### Given data:
◇ ◇ ◇ ◇

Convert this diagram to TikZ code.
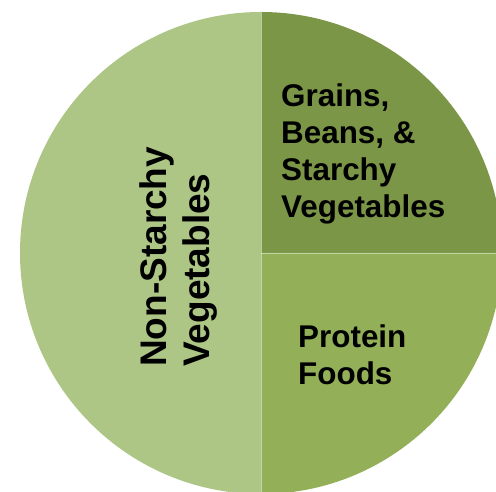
\documentclass[tikz,border=0pt]{standalone}
\usepackage{fontspec}
\setmainfont{Liberation Sans}
\definecolor{sliceLeft}{RGB}{173,198,133}
\definecolor{sliceTop}{RGB}{124,150,71}
\definecolor{sliceBot}{RGB}{147,175,87}
\tikzset{
  slice/.style={draw=white!70!sliceLeft, line width=0.6pt},
  rlabel/.style={inner sep=0pt, align=left, font=\bfseries\fontsize{31.4}{37}\selectfont},
  vlabel/.style={inner sep=0pt, align=left, font=\bfseries\fontsize{37}{43}\selectfont, rotate=90}
}
\begin{document}
\begin{tikzpicture}[x=1pt,y=1pt]
\useasboundingbox (0,0) rectangle (496,492);
\clip (0,0) rectangle (496,492);
\coordinate (c) at (261,239);
\fill[sliceLeft] (c) -- ++(90:241) arc[start angle=90,end angle=270,radius=241] -- cycle;
\fill[sliceTop] (c) -- ++(0:241) arc[start angle=0,end angle=90,radius=241] -- cycle;
\fill[sliceBot] (c) -- ++(-90:241) arc[start angle=-90,end angle=0,radius=241] -- cycle;
\draw[slice, draw opacity=0.6] (c) -- ++(90:241);
\draw[slice, draw opacity=0.6] (c) -- ++(-90:241);
\draw[slice, draw opacity=0.6] (c) -- ++(0:241);
\node[rlabel, anchor=base west] (grains) at (281,274) {Grains,\\Beans, \&\\Starchy\\Vegetables};
\node[rlabel, anchor=base west] (protein) at (298,107) {Protein\\Foods};
\node[vlabel, anchor=base west] (nonstarchy) at (209,125) {Non-Starchy\\Vegetables};
\end{tikzpicture}
\end{document}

◇ ◇ ◇ ◇

### What is required:
Copy the listing word for word, excluding its pictures.

### Output for this task:
Convert this diagram to TikZ code.
\documentclass[tikz,border=0pt]{standalone}
\usepackage{fontspec}
\setmainfont{Liberation Sans}
\definecolor{sliceLeft}{RGB}{173,198,133}
\definecolor{sliceTop}{RGB}{124,150,71}
\definecolor{sliceBot}{RGB}{147,175,87}
\tikzset{
  slice/.style={draw=white!70!sliceLeft, line width=0.6pt},
  rlabel/.style={inner sep=0pt, align=left, font=\bfseries\fontsize{31.4}{37}\selectfont},
  vlabel/.style={inner sep=0pt, align=left, font=\bfseries\fontsize{37}{43}\selectfont, rotate=90}
}
\begin{document}
\begin{tikzpicture}[x=1pt,y=1pt]
\useasboundingbox (0,0) rectangle (496,492);
\clip (0,0) rectangle (496,492);
\coordinate (c) at (261,239);
\fill[sliceLeft] (c) -- ++(90:241) arc[start angle=90,end angle=270,radius=241] -- cycle;
\fill[sliceTop] (c) -- ++(0:241) arc[start angle=0,end angle=90,radius=241] -- cycle;
\fill[sliceBot] (c) -- ++(-90:241) arc[start angle=-90,end angle=0,radius=241] -- cycle;
\draw[slice, draw opacity=0.6] (c) -- ++(90:241);
\draw[slice, draw opacity=0.6] (c) -- ++(-90:241);
\draw[slice, draw opacity=0.6] (c) -- ++(0:241);
\node[rlabel, anchor=base west] (grains) at (281,274) {Grains,\\Beans, \&\\Starchy\\Vegetables};
\node[rlabel, anchor=base west] (protein) at (298,107) {Protein\\Foods};
\node[vlabel, anchor=base west] (nonstarchy) at (209,125) {Non-Starchy\\Vegetables};
\end{tikzpicture}
\end{document}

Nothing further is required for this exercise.